Copper earring

Early Bronze Age
2050-1900 B.C.
Świniary Stare
Świętokrzyskie Voivodeship
Diameter: 24-25mm
Wire thickness: 1-2mm
Width of the tape: 10-12mm

The copper earring on display has the form of a coiled willow leaf. Made of copper wire. It was hammered flat and coiled spirally from about the wire’s mid length. The artefact was discovered on a burial site of the people representing the so-called Mierzanowice culture. Together with four other earrings of a similar shape, it was a gift presented to a woman buried in the grave. The earrings were arranged next to each other on the head of the deceased. Ornaments of this type were discovered on the burial site in Świniary Stare, where dozens of graves were explored, however they were found in only two of the graves. This is a rare and valuable find. Earrings may have belonged to representatives of the social elite from three thousand years ago. They are examples of the oldest jewellery for women made of metal in Małopolska during the Bronze Age.

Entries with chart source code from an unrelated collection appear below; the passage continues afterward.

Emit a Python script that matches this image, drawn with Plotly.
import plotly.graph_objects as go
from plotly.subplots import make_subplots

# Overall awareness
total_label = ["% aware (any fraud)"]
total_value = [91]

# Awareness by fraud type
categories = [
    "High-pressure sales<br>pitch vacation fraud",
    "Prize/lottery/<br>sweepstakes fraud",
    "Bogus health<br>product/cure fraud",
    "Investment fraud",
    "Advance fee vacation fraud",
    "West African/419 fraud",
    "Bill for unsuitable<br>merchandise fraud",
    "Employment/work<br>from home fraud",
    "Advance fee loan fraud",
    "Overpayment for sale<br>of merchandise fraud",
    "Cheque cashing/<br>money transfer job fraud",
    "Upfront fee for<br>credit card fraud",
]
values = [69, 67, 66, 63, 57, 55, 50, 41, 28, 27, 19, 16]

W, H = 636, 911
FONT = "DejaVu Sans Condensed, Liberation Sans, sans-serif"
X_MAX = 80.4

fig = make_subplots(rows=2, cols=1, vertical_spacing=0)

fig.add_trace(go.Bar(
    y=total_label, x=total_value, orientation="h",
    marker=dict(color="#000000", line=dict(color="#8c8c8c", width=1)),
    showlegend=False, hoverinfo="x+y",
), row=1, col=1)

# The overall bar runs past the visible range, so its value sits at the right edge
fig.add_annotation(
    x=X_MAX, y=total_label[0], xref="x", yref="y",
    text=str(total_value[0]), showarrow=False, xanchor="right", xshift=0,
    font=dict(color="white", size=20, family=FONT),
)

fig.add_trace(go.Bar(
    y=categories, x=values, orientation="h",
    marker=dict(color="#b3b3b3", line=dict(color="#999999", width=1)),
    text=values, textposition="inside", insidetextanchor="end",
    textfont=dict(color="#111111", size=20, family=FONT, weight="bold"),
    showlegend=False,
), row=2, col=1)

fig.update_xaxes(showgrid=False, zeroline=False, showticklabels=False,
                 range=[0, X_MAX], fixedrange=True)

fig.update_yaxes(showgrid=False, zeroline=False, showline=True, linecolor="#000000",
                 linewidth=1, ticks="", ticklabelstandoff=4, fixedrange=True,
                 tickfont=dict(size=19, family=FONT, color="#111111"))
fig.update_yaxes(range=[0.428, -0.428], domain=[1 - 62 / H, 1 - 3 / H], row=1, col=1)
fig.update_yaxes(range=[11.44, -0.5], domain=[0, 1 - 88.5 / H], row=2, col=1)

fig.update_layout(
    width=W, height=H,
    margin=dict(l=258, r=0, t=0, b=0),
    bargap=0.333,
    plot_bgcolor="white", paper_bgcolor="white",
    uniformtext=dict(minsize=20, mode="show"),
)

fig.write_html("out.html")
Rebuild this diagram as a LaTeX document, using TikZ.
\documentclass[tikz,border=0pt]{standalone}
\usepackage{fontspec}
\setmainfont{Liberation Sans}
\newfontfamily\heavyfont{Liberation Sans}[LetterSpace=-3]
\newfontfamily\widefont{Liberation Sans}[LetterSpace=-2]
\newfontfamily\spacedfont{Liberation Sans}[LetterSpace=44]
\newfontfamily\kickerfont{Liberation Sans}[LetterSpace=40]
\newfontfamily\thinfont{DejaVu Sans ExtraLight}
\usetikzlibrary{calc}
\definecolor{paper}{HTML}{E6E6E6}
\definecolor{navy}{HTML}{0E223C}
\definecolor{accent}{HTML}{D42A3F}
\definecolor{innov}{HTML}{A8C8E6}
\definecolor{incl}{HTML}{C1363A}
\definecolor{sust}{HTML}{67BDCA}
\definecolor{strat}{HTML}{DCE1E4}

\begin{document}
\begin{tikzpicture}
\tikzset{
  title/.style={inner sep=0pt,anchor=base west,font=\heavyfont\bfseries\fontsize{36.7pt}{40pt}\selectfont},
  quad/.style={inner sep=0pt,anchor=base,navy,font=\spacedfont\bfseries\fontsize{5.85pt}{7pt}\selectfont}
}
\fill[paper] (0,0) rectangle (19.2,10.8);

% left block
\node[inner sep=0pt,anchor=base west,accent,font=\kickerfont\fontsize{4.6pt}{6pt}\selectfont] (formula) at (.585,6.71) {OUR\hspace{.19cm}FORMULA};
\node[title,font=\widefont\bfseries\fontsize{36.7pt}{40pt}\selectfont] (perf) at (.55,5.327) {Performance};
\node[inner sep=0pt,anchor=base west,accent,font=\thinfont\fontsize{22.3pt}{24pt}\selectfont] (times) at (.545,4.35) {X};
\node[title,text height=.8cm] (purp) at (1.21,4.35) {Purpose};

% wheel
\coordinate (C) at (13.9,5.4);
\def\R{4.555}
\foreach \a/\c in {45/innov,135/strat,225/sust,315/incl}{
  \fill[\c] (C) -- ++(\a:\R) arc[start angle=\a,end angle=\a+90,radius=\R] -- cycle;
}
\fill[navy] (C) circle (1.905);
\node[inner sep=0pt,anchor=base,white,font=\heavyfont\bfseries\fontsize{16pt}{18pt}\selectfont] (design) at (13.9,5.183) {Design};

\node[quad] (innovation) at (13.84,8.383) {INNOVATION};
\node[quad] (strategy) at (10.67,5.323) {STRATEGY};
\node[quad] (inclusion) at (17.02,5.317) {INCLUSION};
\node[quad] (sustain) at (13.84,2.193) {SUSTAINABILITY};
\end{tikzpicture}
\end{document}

This earring originates from the Early Bronze Age, from the turn of the third and second millennium before Christ. It was fashioned by hand from copper wire in the following way: the metal was molten, to form a wire two millimetres thick, a fragment of which was flattened to form a one centimetre tape. The entire piece was coiled in a spiral shape. The object produced is two and a half centimetres in diameter.
The spiral-shaped earring resembles a ring. It is thin at one end and widens from half way along. The copper has become covered with a green-and-grey patina called verdi-gris.
Earrings were an element of a woman’s costume. They were most probably threaded on a headband. Such ornaments were placed in the temple areas in front of the ears – hence their name.
The artefact was discovered in a grave in the locality of Świniary Stare near Sandomierz in 1960. It is a rare and valuable example of the oldest jewellery for women produced from metal in the Bronze Age in Małopolska.